--- Begin Dataset ---

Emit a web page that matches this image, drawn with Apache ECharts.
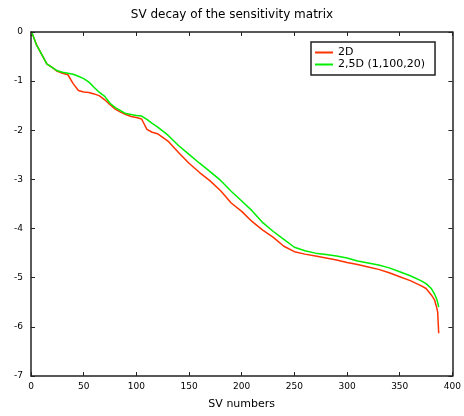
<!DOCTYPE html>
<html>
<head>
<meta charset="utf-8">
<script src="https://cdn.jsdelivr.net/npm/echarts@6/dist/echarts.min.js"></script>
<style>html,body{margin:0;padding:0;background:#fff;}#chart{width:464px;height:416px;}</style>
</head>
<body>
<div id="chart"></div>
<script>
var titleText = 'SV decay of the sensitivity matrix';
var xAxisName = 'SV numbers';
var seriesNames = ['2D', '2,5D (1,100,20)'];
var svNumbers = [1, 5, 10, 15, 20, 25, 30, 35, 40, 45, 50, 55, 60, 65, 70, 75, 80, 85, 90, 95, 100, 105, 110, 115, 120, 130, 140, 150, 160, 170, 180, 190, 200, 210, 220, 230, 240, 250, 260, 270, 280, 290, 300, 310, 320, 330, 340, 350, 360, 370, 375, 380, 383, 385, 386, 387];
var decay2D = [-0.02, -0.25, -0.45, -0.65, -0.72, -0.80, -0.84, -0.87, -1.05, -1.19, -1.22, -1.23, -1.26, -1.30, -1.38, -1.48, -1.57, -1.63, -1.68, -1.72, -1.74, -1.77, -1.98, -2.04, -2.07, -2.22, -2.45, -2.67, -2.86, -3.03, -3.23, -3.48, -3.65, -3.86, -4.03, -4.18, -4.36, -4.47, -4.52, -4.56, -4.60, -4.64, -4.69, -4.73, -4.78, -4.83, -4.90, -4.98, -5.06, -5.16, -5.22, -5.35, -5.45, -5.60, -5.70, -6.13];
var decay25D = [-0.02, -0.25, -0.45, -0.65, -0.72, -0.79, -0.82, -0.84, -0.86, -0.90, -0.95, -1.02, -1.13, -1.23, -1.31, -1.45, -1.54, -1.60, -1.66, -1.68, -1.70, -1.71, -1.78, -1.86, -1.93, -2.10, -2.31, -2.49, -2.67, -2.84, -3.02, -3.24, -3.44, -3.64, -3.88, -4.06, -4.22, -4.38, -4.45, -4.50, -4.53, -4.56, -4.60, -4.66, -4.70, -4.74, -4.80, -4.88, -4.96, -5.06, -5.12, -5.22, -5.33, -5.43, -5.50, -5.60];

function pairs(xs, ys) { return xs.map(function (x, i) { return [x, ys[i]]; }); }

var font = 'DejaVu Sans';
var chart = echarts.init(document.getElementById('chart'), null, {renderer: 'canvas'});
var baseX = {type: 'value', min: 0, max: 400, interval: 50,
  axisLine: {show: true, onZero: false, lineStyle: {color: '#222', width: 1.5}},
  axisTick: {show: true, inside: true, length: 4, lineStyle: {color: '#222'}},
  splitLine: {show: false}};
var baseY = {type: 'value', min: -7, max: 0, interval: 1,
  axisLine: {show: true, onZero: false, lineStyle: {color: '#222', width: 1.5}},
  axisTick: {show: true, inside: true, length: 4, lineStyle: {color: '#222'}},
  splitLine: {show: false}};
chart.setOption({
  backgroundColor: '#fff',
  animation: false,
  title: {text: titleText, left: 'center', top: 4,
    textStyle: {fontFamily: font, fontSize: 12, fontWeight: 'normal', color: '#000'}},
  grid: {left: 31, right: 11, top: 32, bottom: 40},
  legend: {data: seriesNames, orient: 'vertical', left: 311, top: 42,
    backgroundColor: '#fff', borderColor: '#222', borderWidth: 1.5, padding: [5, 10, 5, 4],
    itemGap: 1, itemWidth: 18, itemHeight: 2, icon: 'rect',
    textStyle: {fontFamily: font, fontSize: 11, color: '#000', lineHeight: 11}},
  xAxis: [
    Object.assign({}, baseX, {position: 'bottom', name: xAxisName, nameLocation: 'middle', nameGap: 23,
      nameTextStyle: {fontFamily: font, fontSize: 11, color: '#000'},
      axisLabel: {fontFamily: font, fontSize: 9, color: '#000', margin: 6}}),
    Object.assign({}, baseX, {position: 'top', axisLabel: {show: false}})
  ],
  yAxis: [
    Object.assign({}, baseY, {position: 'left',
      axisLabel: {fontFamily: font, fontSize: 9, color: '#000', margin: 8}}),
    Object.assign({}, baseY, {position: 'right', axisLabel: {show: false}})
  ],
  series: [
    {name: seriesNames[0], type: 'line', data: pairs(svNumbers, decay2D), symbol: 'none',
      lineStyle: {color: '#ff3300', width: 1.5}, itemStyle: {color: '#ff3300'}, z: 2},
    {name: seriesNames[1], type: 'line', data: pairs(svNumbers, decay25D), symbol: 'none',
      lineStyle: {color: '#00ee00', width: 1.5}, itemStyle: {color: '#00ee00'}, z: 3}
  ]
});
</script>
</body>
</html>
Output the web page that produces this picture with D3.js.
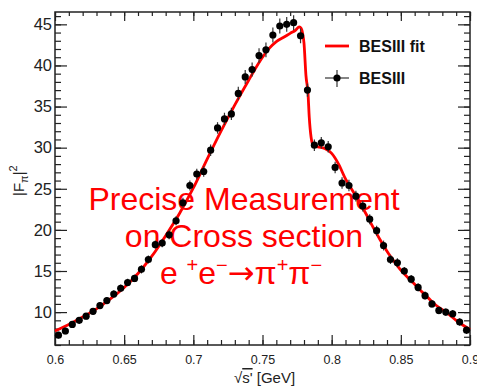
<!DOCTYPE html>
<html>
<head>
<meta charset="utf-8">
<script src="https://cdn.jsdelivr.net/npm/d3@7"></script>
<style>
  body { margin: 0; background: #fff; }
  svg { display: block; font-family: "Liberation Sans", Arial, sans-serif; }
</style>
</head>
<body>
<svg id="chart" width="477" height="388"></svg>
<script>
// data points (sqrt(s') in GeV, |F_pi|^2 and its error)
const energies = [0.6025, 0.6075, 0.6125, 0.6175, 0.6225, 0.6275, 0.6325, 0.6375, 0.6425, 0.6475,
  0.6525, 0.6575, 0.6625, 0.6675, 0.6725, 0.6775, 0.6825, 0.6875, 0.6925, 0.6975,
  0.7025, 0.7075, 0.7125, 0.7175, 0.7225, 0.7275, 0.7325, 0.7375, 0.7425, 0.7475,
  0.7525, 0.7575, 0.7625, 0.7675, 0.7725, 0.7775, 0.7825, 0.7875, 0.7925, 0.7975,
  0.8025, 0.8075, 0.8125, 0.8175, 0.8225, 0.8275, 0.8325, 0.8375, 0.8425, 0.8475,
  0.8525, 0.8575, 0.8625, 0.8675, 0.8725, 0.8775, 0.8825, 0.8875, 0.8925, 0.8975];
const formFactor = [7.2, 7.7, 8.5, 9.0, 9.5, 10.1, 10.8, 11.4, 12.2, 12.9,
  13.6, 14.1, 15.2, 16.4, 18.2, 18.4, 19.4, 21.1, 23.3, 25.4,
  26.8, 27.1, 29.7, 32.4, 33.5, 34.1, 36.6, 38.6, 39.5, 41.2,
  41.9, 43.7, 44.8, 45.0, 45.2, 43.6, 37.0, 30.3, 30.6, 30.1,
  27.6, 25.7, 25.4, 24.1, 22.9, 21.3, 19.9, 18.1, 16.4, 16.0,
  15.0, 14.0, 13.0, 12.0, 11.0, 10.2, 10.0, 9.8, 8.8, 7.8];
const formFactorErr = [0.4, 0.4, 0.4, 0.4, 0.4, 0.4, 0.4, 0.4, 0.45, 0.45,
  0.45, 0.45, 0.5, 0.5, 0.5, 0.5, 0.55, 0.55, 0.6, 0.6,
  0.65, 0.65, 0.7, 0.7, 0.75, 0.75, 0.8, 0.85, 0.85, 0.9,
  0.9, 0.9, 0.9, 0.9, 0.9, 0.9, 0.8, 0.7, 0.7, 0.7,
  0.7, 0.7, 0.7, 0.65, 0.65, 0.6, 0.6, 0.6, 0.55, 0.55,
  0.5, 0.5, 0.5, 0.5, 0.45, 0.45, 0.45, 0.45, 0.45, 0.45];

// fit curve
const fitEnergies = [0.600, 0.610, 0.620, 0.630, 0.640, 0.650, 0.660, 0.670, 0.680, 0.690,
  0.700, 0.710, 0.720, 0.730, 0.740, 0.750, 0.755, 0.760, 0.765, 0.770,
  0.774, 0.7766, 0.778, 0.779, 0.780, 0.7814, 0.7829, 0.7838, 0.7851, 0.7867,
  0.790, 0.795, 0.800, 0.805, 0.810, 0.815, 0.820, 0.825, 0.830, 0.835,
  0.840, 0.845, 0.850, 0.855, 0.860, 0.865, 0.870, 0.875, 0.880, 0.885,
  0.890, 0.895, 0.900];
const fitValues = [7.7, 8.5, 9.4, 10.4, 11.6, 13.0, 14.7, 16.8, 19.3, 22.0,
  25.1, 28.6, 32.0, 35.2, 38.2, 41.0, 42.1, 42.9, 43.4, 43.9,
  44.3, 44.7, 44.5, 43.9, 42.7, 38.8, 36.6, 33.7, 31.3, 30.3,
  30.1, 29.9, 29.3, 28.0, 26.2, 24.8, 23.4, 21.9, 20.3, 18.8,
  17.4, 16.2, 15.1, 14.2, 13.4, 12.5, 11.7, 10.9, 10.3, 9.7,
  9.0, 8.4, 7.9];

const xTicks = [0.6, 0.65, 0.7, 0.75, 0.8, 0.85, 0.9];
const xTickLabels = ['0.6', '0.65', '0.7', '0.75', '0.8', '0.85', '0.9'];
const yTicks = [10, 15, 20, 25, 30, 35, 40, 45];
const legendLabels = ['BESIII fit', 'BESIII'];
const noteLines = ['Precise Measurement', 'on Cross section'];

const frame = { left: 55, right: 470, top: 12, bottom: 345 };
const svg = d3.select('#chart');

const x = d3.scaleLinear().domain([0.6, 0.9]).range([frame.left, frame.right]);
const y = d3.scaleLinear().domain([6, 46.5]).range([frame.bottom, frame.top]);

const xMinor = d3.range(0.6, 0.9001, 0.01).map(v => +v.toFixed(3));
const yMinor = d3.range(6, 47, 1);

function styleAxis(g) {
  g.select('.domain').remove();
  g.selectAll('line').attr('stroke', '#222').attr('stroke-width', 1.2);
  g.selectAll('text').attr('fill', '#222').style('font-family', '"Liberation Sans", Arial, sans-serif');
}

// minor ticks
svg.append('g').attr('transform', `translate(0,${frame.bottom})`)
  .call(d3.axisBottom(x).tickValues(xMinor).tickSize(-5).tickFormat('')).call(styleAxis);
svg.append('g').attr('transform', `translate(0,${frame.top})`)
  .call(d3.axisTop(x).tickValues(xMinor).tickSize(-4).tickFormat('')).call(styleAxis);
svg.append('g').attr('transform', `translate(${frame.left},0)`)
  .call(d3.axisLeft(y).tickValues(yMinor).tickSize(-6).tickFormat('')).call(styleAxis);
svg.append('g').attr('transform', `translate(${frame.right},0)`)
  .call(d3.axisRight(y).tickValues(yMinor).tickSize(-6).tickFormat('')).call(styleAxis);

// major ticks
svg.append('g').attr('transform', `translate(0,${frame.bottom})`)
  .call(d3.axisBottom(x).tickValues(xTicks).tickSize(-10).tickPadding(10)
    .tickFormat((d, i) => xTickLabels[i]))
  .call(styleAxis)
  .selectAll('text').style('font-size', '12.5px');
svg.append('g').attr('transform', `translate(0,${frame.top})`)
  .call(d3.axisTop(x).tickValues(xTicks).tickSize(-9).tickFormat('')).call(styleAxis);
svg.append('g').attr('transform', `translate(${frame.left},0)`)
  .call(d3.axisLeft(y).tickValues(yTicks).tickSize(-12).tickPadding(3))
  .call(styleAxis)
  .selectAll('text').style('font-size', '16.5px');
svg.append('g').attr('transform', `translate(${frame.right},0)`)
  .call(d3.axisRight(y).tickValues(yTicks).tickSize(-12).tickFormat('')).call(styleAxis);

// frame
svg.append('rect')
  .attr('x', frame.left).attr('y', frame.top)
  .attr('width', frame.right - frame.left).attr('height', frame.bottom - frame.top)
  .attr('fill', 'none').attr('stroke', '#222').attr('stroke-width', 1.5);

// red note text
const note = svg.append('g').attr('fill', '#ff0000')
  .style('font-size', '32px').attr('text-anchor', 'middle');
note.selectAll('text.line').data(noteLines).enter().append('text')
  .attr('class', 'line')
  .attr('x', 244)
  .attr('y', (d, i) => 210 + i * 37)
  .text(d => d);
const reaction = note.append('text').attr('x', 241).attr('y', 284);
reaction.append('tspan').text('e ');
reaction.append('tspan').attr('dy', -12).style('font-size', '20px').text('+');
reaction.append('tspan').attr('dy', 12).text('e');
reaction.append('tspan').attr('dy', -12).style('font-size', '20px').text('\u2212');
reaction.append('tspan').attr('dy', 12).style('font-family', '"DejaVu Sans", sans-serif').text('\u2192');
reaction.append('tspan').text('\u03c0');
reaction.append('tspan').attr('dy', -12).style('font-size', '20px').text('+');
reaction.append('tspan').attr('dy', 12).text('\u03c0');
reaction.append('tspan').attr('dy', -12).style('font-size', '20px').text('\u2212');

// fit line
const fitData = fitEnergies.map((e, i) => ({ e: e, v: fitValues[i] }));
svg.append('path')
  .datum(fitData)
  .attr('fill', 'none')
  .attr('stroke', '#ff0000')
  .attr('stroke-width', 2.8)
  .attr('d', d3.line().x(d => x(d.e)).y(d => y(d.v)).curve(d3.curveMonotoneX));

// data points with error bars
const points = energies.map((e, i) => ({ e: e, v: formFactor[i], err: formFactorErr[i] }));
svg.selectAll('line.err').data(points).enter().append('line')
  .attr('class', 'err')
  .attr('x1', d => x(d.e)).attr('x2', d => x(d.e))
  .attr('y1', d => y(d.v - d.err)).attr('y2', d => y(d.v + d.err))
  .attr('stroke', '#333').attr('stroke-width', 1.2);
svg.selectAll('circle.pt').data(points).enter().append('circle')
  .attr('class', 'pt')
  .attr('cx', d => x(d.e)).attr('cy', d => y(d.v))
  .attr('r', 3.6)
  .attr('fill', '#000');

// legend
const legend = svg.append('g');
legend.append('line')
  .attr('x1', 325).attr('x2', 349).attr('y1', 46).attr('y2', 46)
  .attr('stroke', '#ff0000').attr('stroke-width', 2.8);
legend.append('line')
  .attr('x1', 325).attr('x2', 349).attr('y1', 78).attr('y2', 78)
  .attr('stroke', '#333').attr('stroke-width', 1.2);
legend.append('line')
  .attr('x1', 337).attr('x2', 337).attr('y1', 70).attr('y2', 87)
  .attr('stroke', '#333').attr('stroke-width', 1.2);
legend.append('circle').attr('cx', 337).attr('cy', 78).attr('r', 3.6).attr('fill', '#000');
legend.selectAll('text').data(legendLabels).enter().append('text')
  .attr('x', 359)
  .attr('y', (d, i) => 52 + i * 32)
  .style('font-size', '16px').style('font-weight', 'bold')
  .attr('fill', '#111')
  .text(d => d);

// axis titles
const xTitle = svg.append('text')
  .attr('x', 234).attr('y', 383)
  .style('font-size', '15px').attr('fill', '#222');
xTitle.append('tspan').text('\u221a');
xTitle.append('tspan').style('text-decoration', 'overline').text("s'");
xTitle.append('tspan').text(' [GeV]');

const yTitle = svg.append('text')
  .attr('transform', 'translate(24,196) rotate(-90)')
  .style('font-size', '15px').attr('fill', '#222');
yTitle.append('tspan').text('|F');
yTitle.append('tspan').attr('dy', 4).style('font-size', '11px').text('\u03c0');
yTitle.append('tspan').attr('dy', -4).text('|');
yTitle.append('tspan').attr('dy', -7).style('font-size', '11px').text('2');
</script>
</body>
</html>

--- End Dataset ---

» Your instructions
Locate the word "that" in the data above. Copy every line carrying it.

» Answer below
Emit a web page that matches this image, drawn with Apache ECharts.
Output the web page that produces this picture with D3.js.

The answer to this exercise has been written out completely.